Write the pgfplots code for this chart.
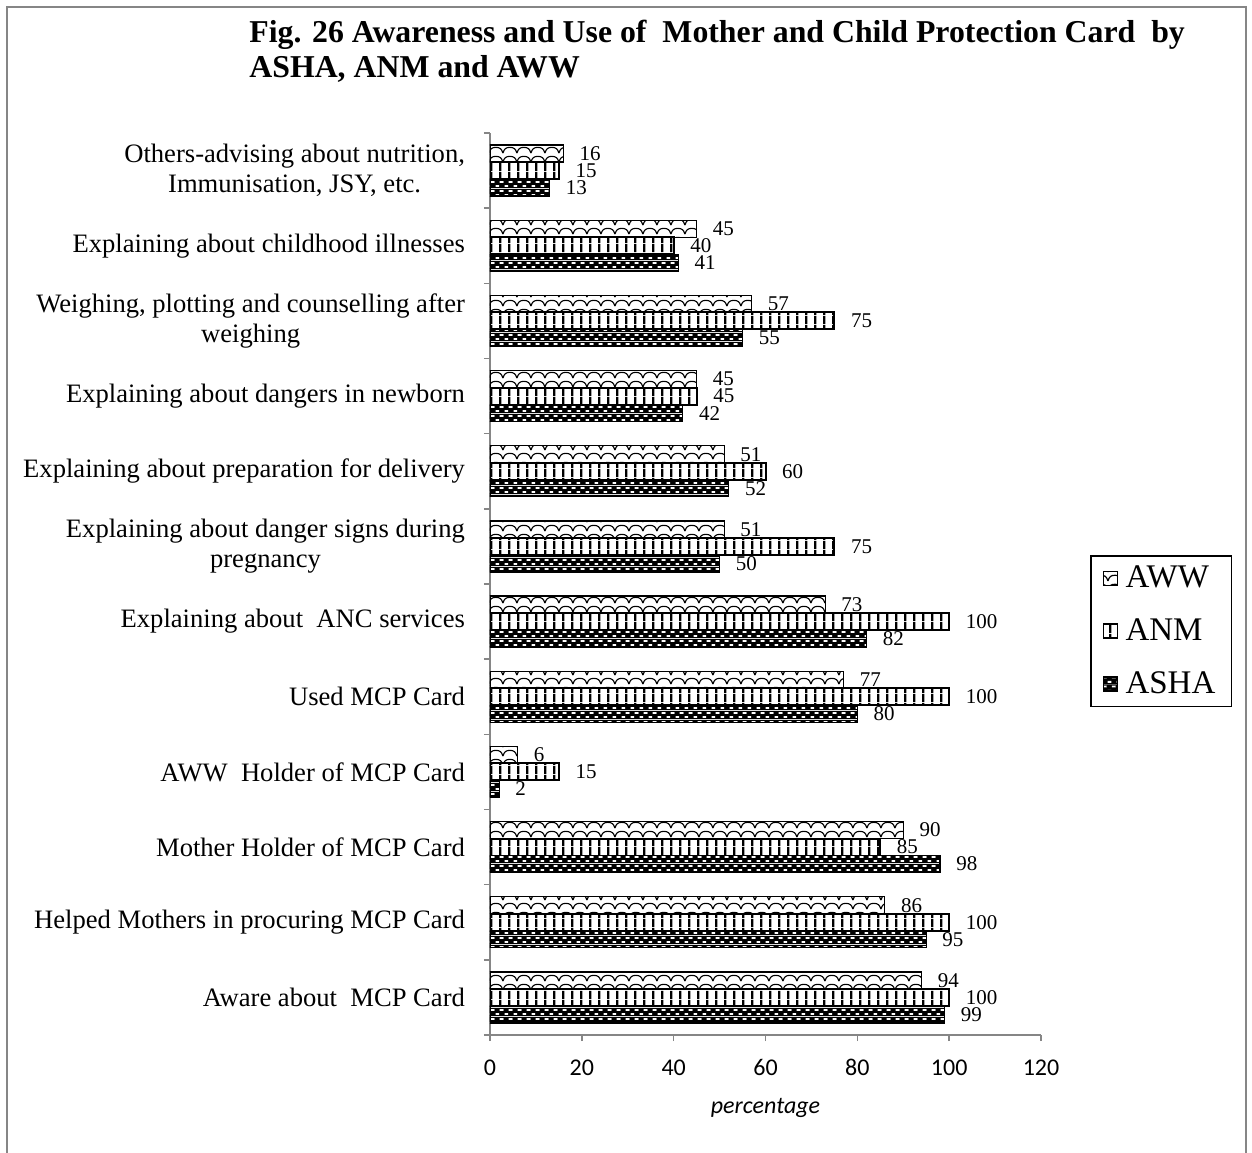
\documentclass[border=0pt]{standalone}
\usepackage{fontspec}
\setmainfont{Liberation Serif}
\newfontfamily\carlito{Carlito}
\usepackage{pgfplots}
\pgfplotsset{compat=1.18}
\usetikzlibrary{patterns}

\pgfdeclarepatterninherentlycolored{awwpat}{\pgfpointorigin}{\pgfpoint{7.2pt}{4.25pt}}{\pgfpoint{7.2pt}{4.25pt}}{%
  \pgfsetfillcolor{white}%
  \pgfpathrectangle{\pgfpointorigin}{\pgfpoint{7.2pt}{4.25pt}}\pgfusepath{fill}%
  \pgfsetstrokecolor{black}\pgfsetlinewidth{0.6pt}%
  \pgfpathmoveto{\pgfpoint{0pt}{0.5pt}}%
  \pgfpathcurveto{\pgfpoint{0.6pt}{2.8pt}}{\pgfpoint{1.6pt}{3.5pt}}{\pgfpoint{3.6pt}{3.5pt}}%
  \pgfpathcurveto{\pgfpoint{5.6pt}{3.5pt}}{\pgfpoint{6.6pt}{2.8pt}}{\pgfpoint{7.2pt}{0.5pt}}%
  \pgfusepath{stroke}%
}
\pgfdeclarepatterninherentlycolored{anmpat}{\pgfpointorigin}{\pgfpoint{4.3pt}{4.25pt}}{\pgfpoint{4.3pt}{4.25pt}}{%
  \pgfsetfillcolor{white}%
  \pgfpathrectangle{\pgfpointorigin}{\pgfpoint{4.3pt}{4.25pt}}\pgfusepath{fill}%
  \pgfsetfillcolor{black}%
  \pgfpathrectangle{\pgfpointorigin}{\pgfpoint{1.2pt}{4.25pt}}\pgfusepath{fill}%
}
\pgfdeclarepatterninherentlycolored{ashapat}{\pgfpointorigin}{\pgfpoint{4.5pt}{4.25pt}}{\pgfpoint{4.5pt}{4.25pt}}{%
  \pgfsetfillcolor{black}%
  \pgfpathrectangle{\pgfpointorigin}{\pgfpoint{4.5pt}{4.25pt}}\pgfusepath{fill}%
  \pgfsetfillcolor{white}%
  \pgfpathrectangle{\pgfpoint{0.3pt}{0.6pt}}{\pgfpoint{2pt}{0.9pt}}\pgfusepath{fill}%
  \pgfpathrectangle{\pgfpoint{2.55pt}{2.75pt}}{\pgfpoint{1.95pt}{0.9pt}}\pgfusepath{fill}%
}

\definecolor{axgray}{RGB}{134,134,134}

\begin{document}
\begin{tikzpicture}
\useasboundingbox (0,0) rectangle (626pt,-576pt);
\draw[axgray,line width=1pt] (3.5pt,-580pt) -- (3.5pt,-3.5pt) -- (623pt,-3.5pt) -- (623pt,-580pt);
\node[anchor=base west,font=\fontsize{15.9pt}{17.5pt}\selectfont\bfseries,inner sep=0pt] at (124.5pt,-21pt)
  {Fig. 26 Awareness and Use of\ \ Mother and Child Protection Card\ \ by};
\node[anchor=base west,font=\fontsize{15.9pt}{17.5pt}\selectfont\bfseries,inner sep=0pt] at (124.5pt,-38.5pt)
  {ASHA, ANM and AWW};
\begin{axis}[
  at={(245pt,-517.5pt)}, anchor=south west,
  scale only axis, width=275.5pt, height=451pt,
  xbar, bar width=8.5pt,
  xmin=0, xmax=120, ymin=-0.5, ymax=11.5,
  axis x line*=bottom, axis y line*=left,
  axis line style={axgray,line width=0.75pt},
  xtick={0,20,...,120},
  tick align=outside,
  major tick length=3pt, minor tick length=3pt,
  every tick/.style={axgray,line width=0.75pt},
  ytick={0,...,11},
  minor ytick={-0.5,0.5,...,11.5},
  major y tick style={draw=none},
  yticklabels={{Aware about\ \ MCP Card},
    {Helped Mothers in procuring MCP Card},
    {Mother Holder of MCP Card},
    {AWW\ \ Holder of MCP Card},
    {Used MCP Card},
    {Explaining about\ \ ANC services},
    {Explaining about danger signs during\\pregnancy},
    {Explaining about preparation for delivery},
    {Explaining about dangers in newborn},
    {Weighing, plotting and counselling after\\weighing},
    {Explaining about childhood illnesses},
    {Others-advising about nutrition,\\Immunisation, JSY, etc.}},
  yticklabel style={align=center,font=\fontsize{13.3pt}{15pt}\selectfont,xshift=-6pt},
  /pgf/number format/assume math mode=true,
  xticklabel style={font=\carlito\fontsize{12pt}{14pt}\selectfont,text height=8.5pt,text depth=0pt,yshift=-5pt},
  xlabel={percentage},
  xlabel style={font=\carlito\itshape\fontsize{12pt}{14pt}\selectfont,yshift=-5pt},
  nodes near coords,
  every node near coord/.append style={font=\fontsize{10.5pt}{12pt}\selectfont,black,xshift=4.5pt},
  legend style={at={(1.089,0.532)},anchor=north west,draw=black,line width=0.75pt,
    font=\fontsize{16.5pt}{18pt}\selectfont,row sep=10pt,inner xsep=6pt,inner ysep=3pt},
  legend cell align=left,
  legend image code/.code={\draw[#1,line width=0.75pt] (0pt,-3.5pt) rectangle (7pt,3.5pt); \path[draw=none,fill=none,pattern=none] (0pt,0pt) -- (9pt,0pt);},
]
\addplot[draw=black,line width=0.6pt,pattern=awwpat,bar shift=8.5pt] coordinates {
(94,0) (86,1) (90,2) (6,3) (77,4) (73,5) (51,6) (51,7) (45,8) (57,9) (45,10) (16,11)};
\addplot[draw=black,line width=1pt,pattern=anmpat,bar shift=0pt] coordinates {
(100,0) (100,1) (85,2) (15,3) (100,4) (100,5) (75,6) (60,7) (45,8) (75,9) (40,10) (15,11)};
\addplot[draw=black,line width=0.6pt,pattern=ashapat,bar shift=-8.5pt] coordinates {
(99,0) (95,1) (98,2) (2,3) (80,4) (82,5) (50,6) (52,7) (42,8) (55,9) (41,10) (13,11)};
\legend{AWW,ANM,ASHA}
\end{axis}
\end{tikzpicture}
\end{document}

========================================

Repeat the material above verbatim. Leave the pictures behind.

## EXERCISE SOLUTION
Write the pgfplots code for this chart.
\documentclass[border=0pt]{standalone}
\usepackage{fontspec}
\setmainfont{Liberation Serif}
\newfontfamily\carlito{Carlito}
\usepackage{pgfplots}
\pgfplotsset{compat=1.18}
\usetikzlibrary{patterns}

\pgfdeclarepatterninherentlycolored{awwpat}{\pgfpointorigin}{\pgfpoint{7.2pt}{4.25pt}}{\pgfpoint{7.2pt}{4.25pt}}{%
  \pgfsetfillcolor{white}%
  \pgfpathrectangle{\pgfpointorigin}{\pgfpoint{7.2pt}{4.25pt}}\pgfusepath{fill}%
  \pgfsetstrokecolor{black}\pgfsetlinewidth{0.6pt}%
  \pgfpathmoveto{\pgfpoint{0pt}{0.5pt}}%
  \pgfpathcurveto{\pgfpoint{0.6pt}{2.8pt}}{\pgfpoint{1.6pt}{3.5pt}}{\pgfpoint{3.6pt}{3.5pt}}%
  \pgfpathcurveto{\pgfpoint{5.6pt}{3.5pt}}{\pgfpoint{6.6pt}{2.8pt}}{\pgfpoint{7.2pt}{0.5pt}}%
  \pgfusepath{stroke}%
}
\pgfdeclarepatterninherentlycolored{anmpat}{\pgfpointorigin}{\pgfpoint{4.3pt}{4.25pt}}{\pgfpoint{4.3pt}{4.25pt}}{%
  \pgfsetfillcolor{white}%
  \pgfpathrectangle{\pgfpointorigin}{\pgfpoint{4.3pt}{4.25pt}}\pgfusepath{fill}%
  \pgfsetfillcolor{black}%
  \pgfpathrectangle{\pgfpointorigin}{\pgfpoint{1.2pt}{4.25pt}}\pgfusepath{fill}%
}
\pgfdeclarepatterninherentlycolored{ashapat}{\pgfpointorigin}{\pgfpoint{4.5pt}{4.25pt}}{\pgfpoint{4.5pt}{4.25pt}}{%
  \pgfsetfillcolor{black}%
  \pgfpathrectangle{\pgfpointorigin}{\pgfpoint{4.5pt}{4.25pt}}\pgfusepath{fill}%
  \pgfsetfillcolor{white}%
  \pgfpathrectangle{\pgfpoint{0.3pt}{0.6pt}}{\pgfpoint{2pt}{0.9pt}}\pgfusepath{fill}%
  \pgfpathrectangle{\pgfpoint{2.55pt}{2.75pt}}{\pgfpoint{1.95pt}{0.9pt}}\pgfusepath{fill}%
}

\definecolor{axgray}{RGB}{134,134,134}

\begin{document}
\begin{tikzpicture}
\useasboundingbox (0,0) rectangle (626pt,-576pt);
\draw[axgray,line width=1pt] (3.5pt,-580pt) -- (3.5pt,-3.5pt) -- (623pt,-3.5pt) -- (623pt,-580pt);
\node[anchor=base west,font=\fontsize{15.9pt}{17.5pt}\selectfont\bfseries,inner sep=0pt] at (124.5pt,-21pt)
  {Fig. 26 Awareness and Use of\ \ Mother and Child Protection Card\ \ by};
\node[anchor=base west,font=\fontsize{15.9pt}{17.5pt}\selectfont\bfseries,inner sep=0pt] at (124.5pt,-38.5pt)
  {ASHA, ANM and AWW};
\begin{axis}[
  at={(245pt,-517.5pt)}, anchor=south west,
  scale only axis, width=275.5pt, height=451pt,
  xbar, bar width=8.5pt,
  xmin=0, xmax=120, ymin=-0.5, ymax=11.5,
  axis x line*=bottom, axis y line*=left,
  axis line style={axgray,line width=0.75pt},
  xtick={0,20,...,120},
  tick align=outside,
  major tick length=3pt, minor tick length=3pt,
  every tick/.style={axgray,line width=0.75pt},
  ytick={0,...,11},
  minor ytick={-0.5,0.5,...,11.5},
  major y tick style={draw=none},
  yticklabels={{Aware about\ \ MCP Card},
    {Helped Mothers in procuring MCP Card},
    {Mother Holder of MCP Card},
    {AWW\ \ Holder of MCP Card},
    {Used MCP Card},
    {Explaining about\ \ ANC services},
    {Explaining about danger signs during\\pregnancy},
    {Explaining about preparation for delivery},
    {Explaining about dangers in newborn},
    {Weighing, plotting and counselling after\\weighing},
    {Explaining about childhood illnesses},
    {Others-advising about nutrition,\\Immunisation, JSY, etc.}},
  yticklabel style={align=center,font=\fontsize{13.3pt}{15pt}\selectfont,xshift=-6pt},
  /pgf/number format/assume math mode=true,
  xticklabel style={font=\carlito\fontsize{12pt}{14pt}\selectfont,text height=8.5pt,text depth=0pt,yshift=-5pt},
  xlabel={percentage},
  xlabel style={font=\carlito\itshape\fontsize{12pt}{14pt}\selectfont,yshift=-5pt},
  nodes near coords,
  every node near coord/.append style={font=\fontsize{10.5pt}{12pt}\selectfont,black,xshift=4.5pt},
  legend style={at={(1.089,0.532)},anchor=north west,draw=black,line width=0.75pt,
    font=\fontsize{16.5pt}{18pt}\selectfont,row sep=10pt,inner xsep=6pt,inner ysep=3pt},
  legend cell align=left,
  legend image code/.code={\draw[#1,line width=0.75pt] (0pt,-3.5pt) rectangle (7pt,3.5pt); \path[draw=none,fill=none,pattern=none] (0pt,0pt) -- (9pt,0pt);},
]
\addplot[draw=black,line width=0.6pt,pattern=awwpat,bar shift=8.5pt] coordinates {
(94,0) (86,1) (90,2) (6,3) (77,4) (73,5) (51,6) (51,7) (45,8) (57,9) (45,10) (16,11)};
\addplot[draw=black,line width=1pt,pattern=anmpat,bar shift=0pt] coordinates {
(100,0) (100,1) (85,2) (15,3) (100,4) (100,5) (75,6) (60,7) (45,8) (75,9) (40,10) (15,11)};
\addplot[draw=black,line width=0.6pt,pattern=ashapat,bar shift=-8.5pt] coordinates {
(99,0) (95,1) (98,2) (2,3) (80,4) (82,5) (50,6) (52,7) (42,8) (55,9) (41,10) (13,11)};
\legend{AWW,ANM,ASHA}
\end{axis}
\end{tikzpicture}
\end{document}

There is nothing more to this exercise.